There is something to these cultural traditions. I don't like the individual freedoms lost, but there is something there that works for the family. Only my American friends seem to be so distant from their families. I wish we could find a middle ground of sorts.


Good points, la luba. It's always hard to be a pioneer.

to tell one's child that you prefer that they marry within your religion

Prefer, yes. That's different than telling them you will shun them or their partner if they aren't of the faith or of the right culture, or that they would be committing a great wrong by doing so.

On the other hand, I think parents (yes, even Anita's) do a great disservice if they pretend that all it takes to overcome cultural, religious and social differences is falling in love. It's a very shallow background that does not inform us of our morals, ethics and ways of approaching the world.


i going to guess she was telling you want she wanted you to say, "Hell yes, sister!". she has probably had enough cheering from the other side, has made up her mind, and just wants someone to root for her for a change.

"she fears shaming her family and being rejected by those she loves." i was married to a gal seven years my senior of another race. then married another gal six years my junior of another race. i knew my parents would have problems especially with the first. i told them i wasn't affraid to make mistakes-- that if i did, i was willing to live with them. i am greatful for my mistakes. they remind me of my weaknesses, and at the same time contribute to the chain of events which has landed me where i'm at. that is why i am extremely greatful. one has to have their ducks in a row. can't be living a life for parents, can't be living a life for friends etc. one is contstantly reviewing their life and eventually and hopefully we look back and say it was our life.

Girl go for it! and ask your parents if they would like to come along for the ride of your life.


I agree with Mythago that your assumptions about Jews who object to intermarriage are wildly off-beam and verging towards offensive.

It seems to be an assumption among white Americans that race is the most important factor in choosing a partner.

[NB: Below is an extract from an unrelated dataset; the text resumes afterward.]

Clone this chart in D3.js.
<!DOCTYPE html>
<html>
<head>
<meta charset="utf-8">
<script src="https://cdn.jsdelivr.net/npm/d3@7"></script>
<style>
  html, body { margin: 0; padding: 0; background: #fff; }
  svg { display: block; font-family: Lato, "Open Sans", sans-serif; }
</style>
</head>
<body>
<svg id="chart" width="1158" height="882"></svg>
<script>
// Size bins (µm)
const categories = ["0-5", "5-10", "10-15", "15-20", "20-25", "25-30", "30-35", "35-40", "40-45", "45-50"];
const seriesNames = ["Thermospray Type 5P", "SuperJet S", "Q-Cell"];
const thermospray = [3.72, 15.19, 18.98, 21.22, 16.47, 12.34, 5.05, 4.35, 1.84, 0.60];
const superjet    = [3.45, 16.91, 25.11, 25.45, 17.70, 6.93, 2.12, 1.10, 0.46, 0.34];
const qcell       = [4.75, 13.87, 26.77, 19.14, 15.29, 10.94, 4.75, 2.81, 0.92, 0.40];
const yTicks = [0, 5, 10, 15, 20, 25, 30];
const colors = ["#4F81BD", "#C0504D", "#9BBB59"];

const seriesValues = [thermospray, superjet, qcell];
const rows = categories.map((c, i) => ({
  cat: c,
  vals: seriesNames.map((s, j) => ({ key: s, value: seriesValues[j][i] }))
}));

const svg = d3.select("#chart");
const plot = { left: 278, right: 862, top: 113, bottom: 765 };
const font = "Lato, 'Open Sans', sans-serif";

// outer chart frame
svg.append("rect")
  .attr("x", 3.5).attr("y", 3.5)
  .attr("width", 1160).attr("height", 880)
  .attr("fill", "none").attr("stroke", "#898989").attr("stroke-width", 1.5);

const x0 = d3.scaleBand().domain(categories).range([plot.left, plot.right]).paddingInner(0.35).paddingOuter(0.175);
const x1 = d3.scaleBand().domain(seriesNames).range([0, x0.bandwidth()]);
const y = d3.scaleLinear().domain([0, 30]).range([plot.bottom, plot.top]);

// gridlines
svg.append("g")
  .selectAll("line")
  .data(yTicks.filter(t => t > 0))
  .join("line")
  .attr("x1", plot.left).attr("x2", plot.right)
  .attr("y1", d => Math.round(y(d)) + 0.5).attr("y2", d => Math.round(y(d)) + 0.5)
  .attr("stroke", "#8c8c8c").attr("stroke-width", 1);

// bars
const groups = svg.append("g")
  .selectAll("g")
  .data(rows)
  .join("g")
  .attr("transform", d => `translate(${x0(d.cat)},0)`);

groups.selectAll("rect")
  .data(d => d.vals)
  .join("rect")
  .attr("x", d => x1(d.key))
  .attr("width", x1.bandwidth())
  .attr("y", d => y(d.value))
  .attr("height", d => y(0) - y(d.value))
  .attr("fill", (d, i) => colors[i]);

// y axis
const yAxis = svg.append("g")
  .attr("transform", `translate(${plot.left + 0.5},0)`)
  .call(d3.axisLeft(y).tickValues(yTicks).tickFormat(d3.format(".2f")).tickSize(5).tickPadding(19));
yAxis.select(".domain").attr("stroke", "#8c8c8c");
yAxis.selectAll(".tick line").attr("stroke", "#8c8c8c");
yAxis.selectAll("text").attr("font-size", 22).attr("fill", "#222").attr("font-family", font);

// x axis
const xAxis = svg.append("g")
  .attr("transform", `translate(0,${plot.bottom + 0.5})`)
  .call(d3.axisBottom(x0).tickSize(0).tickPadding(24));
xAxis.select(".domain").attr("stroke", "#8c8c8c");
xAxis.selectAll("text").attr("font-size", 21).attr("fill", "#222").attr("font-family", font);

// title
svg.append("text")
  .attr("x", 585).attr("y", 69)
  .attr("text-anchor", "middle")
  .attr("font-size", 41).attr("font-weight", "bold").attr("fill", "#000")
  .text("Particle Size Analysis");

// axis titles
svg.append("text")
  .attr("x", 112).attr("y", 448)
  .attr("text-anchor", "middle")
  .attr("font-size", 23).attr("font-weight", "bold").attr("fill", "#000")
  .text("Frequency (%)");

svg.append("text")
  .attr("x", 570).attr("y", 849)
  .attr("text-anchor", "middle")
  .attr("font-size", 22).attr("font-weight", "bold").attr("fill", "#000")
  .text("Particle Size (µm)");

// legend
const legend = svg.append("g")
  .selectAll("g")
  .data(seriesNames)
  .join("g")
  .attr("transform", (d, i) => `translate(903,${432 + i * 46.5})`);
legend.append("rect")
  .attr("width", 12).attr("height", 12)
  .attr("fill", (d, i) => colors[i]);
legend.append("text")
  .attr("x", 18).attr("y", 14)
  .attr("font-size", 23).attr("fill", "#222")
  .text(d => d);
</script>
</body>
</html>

Thus, liberal sorts are terribly proud of being open to marriage to someone with different skin color. The converse of that is that anyone who expresses doubts about marrying outside their own culture is automatically assumed to be racist.

It's not necessarily about race at all. A culture may be more than just eating 'funny' foods or knowing what part of the world your ancestors came from. If it's a major factor in your outlook and experience and values, isn't it reasonable to want to marry (or want your children to marry) someone who shares such an important part of your identity?

It would be near-impossible for me to marry someone genetically / ethnically similar to me unless I committed incest, since I'm so ethnically mixed I'm barely the same 'race' as myself. But I would still prefer to marry someone who shares my moral system, and who would not be excluded by my spending most of my leisure time on synagogue-related activities, and who understands my cultural references.


Influencing who your children will marry is so much more than making rules. If you think you are not influencing who your children will marry by raising them in a strongly Christian home, you're deluding yourself.